- WORK TO COMPLETE -
Below are entries. Give back exactly the lines from the one containing "Rebuild this chart" through the one containing "title_x = [27.1, 27.3]", inclusive, without the pictures.

Dataset records
=====
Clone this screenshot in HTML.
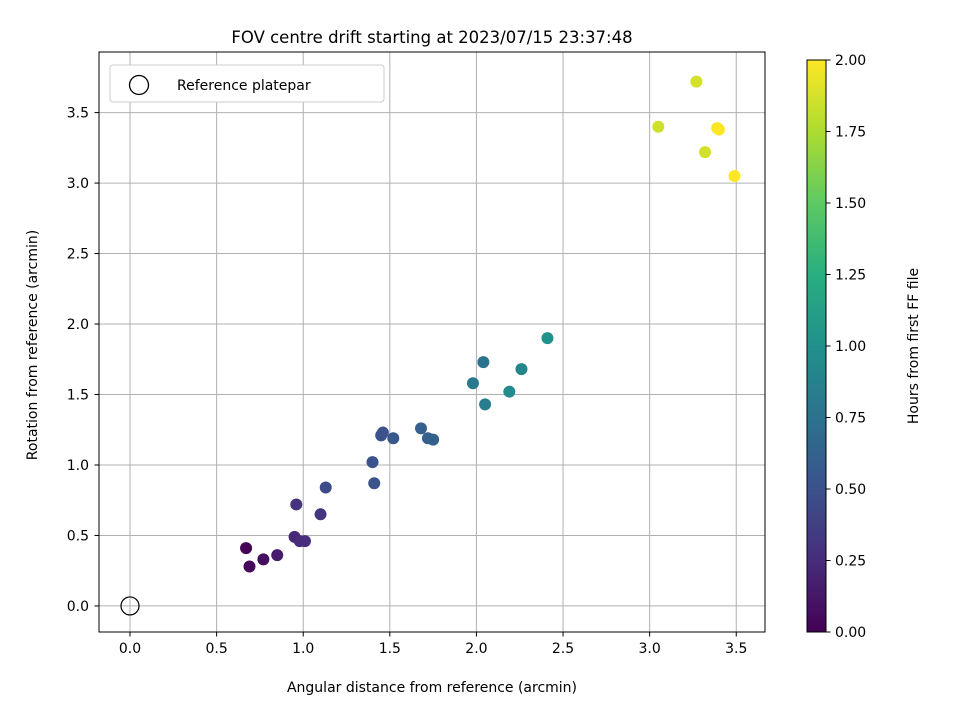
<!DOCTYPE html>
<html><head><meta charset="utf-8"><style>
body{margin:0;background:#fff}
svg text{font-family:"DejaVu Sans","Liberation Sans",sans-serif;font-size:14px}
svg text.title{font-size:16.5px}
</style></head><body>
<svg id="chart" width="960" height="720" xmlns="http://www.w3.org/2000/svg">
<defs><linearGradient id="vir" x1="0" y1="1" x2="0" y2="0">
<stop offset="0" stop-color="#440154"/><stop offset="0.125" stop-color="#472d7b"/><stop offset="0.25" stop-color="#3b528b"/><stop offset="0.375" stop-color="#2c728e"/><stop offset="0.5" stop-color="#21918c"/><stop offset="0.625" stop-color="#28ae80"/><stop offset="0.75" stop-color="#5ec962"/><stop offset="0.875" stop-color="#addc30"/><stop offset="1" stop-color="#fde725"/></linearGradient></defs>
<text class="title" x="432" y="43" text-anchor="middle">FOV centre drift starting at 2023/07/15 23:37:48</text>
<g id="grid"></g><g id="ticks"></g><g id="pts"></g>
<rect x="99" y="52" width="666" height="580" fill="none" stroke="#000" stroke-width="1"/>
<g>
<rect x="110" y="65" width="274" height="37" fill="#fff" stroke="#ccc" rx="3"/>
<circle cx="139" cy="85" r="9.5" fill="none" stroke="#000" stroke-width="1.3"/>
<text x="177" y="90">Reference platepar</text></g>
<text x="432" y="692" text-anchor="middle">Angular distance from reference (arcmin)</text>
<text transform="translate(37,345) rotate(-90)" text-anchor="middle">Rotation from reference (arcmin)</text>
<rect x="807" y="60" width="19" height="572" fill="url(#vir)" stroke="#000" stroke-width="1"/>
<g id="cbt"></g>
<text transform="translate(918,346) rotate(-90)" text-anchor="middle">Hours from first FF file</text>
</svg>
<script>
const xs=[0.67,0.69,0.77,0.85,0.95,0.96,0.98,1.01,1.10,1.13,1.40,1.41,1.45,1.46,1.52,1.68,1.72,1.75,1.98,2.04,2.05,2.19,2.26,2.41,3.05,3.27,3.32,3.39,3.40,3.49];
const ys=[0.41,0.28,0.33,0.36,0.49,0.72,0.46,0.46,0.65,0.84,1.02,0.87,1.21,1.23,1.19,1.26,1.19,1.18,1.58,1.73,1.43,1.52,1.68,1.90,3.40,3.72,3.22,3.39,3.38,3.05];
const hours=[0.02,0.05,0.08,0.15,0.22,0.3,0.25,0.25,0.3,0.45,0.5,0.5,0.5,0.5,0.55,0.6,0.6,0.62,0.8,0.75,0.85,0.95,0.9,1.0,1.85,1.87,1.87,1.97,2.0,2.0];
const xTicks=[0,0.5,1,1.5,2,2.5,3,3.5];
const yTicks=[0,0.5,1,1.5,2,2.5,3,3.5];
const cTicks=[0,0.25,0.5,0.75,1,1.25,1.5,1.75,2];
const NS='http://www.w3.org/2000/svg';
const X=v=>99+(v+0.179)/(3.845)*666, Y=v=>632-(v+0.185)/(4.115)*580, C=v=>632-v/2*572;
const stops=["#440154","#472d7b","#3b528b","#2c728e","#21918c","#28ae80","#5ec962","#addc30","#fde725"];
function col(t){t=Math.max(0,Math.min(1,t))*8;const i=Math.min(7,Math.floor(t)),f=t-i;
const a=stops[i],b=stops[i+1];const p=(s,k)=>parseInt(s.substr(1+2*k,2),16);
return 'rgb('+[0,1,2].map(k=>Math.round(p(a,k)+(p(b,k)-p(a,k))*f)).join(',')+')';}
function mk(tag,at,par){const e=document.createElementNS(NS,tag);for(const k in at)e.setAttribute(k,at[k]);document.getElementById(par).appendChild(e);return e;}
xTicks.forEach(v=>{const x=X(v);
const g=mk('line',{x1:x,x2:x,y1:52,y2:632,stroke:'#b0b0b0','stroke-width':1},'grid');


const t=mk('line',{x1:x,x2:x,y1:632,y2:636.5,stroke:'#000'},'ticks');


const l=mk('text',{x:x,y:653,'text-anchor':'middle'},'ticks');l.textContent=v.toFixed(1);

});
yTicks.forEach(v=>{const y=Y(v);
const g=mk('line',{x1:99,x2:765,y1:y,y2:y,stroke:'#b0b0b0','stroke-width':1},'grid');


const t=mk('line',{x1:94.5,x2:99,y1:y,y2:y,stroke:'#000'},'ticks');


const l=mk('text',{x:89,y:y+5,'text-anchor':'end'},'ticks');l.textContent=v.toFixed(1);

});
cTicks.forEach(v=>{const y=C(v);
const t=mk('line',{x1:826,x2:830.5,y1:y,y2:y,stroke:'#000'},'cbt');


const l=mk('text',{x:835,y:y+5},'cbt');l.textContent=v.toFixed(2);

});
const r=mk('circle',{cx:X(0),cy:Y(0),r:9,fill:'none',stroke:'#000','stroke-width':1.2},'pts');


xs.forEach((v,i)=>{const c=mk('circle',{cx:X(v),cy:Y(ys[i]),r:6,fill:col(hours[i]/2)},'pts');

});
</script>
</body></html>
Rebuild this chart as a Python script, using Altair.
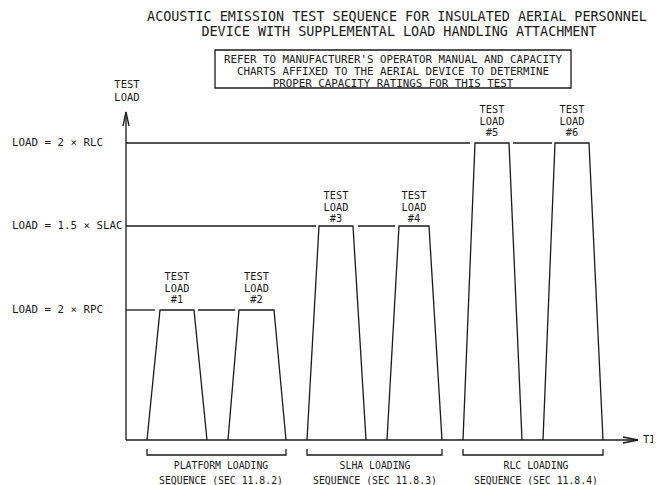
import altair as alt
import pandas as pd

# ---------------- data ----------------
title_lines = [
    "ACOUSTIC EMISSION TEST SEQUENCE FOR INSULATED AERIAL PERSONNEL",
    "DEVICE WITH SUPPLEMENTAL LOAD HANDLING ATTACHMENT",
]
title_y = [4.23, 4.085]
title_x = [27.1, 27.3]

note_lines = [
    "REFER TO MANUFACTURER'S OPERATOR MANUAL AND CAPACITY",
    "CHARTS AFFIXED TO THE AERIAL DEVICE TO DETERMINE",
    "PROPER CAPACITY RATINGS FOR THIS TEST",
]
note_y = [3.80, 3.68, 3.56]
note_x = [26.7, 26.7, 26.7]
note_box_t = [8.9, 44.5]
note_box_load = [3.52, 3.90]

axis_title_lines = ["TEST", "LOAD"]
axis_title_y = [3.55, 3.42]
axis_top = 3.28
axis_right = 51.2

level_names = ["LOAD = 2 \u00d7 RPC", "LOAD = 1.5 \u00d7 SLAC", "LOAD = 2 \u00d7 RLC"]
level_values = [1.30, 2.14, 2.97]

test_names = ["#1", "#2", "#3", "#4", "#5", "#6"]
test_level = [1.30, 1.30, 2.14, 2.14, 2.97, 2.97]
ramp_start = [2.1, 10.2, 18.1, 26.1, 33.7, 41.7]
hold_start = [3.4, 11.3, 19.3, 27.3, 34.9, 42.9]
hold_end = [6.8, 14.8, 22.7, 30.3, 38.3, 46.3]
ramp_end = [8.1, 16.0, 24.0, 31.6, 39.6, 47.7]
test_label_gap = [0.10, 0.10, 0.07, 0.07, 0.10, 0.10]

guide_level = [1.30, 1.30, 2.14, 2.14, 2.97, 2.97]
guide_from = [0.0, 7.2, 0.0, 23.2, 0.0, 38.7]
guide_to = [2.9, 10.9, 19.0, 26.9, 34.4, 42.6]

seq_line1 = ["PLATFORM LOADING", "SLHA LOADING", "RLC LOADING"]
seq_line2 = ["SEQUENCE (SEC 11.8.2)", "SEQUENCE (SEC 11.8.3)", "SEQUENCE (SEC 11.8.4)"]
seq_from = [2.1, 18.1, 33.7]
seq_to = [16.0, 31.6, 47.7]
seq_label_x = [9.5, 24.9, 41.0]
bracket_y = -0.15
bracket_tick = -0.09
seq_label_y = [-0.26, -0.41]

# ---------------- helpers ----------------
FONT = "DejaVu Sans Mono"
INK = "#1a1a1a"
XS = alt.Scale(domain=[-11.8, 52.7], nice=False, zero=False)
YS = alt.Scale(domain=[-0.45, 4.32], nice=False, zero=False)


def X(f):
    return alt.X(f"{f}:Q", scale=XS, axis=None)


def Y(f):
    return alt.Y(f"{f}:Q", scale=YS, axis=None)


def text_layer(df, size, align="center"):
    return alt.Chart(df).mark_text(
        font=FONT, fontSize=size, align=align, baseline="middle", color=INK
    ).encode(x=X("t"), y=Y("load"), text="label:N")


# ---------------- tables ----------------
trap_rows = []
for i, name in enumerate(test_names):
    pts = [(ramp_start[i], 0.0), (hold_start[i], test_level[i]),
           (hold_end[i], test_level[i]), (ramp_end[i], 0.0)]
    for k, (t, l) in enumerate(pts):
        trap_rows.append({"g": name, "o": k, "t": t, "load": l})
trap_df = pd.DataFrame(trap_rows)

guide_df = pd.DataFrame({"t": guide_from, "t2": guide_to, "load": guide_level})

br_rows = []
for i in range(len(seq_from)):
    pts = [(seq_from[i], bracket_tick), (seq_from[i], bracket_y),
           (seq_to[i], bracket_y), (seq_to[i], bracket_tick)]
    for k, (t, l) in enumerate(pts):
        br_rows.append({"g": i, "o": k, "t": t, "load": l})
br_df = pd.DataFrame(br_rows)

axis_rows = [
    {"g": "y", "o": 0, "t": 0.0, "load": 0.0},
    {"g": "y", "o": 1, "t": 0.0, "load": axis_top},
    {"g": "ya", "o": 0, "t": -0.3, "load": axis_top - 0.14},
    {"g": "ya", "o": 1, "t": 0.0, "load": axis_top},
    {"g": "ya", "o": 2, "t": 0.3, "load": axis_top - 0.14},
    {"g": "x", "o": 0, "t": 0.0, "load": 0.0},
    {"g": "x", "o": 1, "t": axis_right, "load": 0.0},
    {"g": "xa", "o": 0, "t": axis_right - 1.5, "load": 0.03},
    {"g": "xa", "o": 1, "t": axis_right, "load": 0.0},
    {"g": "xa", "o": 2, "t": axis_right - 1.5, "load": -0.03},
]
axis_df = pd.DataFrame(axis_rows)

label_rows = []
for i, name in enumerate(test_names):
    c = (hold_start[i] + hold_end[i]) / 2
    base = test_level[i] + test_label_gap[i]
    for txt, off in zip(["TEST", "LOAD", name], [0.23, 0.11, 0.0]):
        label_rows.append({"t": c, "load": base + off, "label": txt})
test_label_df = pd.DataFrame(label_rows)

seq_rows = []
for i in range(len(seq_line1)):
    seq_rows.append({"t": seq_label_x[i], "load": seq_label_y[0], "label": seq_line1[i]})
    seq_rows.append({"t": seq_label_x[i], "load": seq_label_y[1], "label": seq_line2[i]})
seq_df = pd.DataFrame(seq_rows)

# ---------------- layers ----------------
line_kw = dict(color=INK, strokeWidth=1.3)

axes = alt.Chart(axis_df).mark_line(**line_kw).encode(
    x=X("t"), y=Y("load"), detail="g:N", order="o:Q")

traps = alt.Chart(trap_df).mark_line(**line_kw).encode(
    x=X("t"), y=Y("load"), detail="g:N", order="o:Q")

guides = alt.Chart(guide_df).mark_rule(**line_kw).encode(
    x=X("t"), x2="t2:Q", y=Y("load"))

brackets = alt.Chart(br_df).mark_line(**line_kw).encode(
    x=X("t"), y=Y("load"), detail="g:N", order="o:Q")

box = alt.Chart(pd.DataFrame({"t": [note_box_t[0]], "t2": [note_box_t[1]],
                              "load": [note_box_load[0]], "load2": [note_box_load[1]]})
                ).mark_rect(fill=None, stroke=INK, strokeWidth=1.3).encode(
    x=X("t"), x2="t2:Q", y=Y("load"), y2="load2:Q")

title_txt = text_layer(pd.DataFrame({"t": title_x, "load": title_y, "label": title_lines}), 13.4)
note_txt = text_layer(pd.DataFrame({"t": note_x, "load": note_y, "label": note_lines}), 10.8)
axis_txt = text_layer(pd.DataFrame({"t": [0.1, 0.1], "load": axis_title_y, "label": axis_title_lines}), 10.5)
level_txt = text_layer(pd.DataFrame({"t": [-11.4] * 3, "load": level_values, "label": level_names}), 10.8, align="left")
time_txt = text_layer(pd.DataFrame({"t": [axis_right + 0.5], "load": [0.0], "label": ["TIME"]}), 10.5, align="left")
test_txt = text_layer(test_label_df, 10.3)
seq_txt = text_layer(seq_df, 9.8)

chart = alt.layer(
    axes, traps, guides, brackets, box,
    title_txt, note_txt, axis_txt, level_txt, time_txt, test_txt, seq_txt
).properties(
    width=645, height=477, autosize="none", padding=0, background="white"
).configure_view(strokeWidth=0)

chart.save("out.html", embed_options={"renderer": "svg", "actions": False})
=====
- SOLUTION FOR THIS EXERCISE -
Rebuild this chart as a Python script, using Altair.
import altair as alt
import pandas as pd

# ---------------- data ----------------
title_lines = [
    "ACOUSTIC EMISSION TEST SEQUENCE FOR INSULATED AERIAL PERSONNEL",
    "DEVICE WITH SUPPLEMENTAL LOAD HANDLING ATTACHMENT",
]
title_y = [4.23, 4.085]
title_x = [27.1, 27.3]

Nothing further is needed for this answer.